My name is Catalin Ramascanu and I am interested in joining Inkscape for this years edition of Google Summer of Code. I am a second year student at the Faculty of Automatics and Computer Science from Bucharest, Romania and I have been using Inkscape for about a month , because currently I am working on a game application for Windows 8.I am really enjoying working with this software and I would really like to make an important contribution to this project. I have read the Inkscape wiki page regarding GSoC 2013 and I am interested in the internal work and performance improvements , specifically the startup time and initialization performance. I have also noticed the slow startup time while working with Inkscape and if it were to be improved , that would be very great. I would like know more information regarding this proposal , why does it take that long to startup and what could the problem be. I am also curios regarding the proposal "Continue C++ification" , could I receive some more information about this idea? I am very familiar with the following programming languages: C , Java , Javascript and can adapt very fast to C++.
Hi Catalin,
Glad to hear you are interested in GSoC with Inkscape!

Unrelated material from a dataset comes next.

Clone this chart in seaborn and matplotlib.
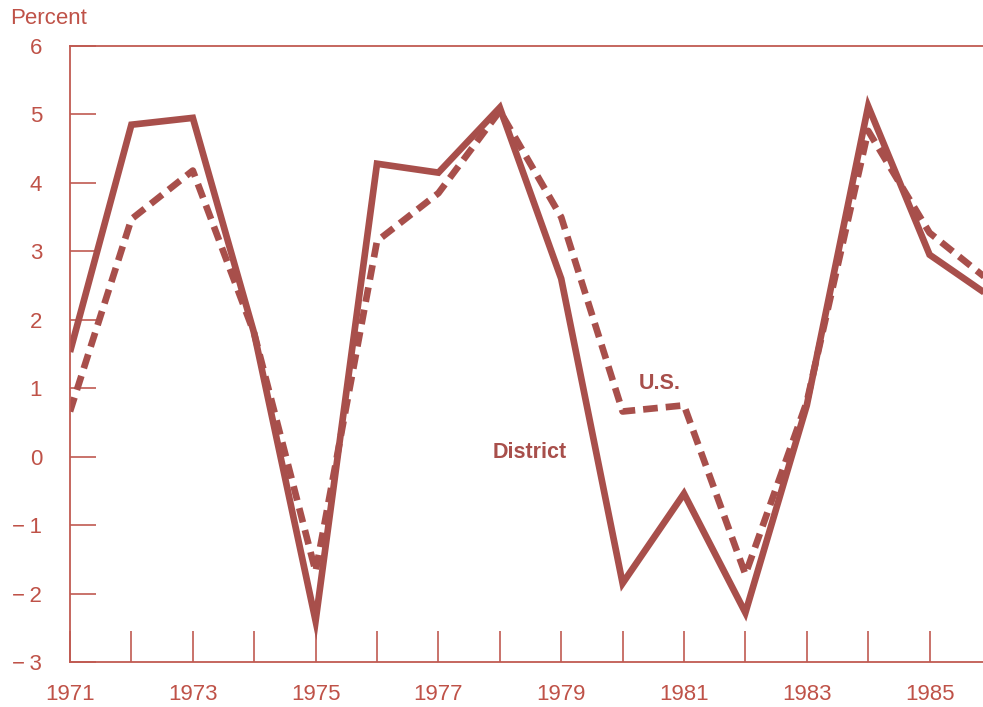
import pandas as pd
import seaborn as sns
import matplotlib.pyplot as plt

# ============================================================
# Data (annual percent change)
# ============================================================

years = list(range(1971, 1987))
district = [1.53, 4.85, 4.95, 1.8, -2.4, 4.28, 4.15, 5.1, 2.6, -1.85,
            -0.54, -2.28, 0.75, 5.12, 2.95, 2.33]
us = [0.66, 3.47, 4.18, 1.8, -1.68, 3.15, 3.85, 5.05, 3.5, 0.66,
      0.75, -1.72, 0.8, 4.76, 3.27, 2.55]

y_ticks = [-3, -2, -1, 0, 1, 2, 3, 4, 5, 6]
x_label_years = [1971, 1973, 1975, 1977, 1979, 1981, 1983, 1985]

df = pd.DataFrame({"Year": years, "District": district, "U.S.": us})

# ============================================================
# Style
# ============================================================

sns.set_style("white")
plt.rcParams["font.family"] = ["Liberation Sans", "DejaVu Sans"]

line_color = "#a84f4b"
axis_color = "#c05a52"
text_color = "#bf5248"

fig = plt.figure(figsize=(9.83, 7.07), dpi=100)
ax = fig.add_axes([70 / 983, 1 - 662 / 707, (991 - 70) / 983, (662 - 46) / 707])

sns.lineplot(data=df, x="Year", y="District", ax=ax, color=line_color,
             linewidth=4.8, solid_capstyle="butt", solid_joinstyle="miter")
sns.lineplot(data=df, x="Year", y="U.S.", ax=ax, color=line_color,
             linewidth=4.8, dashes=(2.2, 1.2), dash_capstyle="butt")

ax.set_xlim(1971, 1986)
ax.set_ylim(-3, 6)

# Ticks: every year, labels on odd years only
ax.set_xticks(years)
ax.set_xticklabels([str(y) if y in x_label_years else "" for y in years])
ax.set_yticks(y_ticks)
ax.set_yticklabels([str(v).replace("-", "\u2212\u2009") for v in y_ticks])

ax.tick_params(axis="x", bottom=True, direction="in", length=22, width=1.2,
               color=axis_color, labelcolor=text_color, labelsize=16, pad=16)
ax.tick_params(axis="y", left=True, direction="in", length=19, width=1.2,
               color=axis_color, labelcolor=text_color, labelsize=16, pad=20)

for side in ["left", "bottom", "top"]:
    ax.spines[side].set_visible(True)
    ax.spines[side].set_color(axis_color)
    ax.spines[side].set_linewidth(1.3)
ax.spines["right"].set_visible(False)

ax.set_xlabel("")
ax.set_ylabel("")

# Series labels
ax.text(1980.6, 1.07, "U.S.", color=line_color, fontsize=15.5,
        fontweight="bold", ha="center", va="center")
ax.text(1978.49, 0.06, "District", color=line_color, fontsize=15.5,
        fontweight="bold", ha="center", va="center")

fig.text(10 / 983, 1 - 18 / 707, "Percent", color=text_color, fontsize=16,
         ha="left", va="center")

fig.savefig("out.png", dpi=100)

Start up time seems to be related to loading system fonts. Those with hundreds or even thousands of fonts see long start-up times. You would need to find a way of figuring out where the biggest delays are and find a way to reduce them. There are ways of doing this. To figure out where the delays are one needs to profile the code (Google for "C++ profiling"). If it really is a font-loading problem, one could load the fonts during the idle time of the main program loop rather than loading them all at the very beginning.
Another possible source for long start-up times, and slowness in general is the signaling system in Inkscape. When a change is made in one place signals are emitted so that other placed can be updated. For example, changing what is selected in the drawing emits a "selection changed" signal which causes all the dialogs to be updated. The problems is that more signals are emitted that really necessary leading to the same update code being executed multiple times. Cleaning this up, however, is something that would require a deep knowledge of how Inkscape's internal code works, probably not doable in a GSOC project.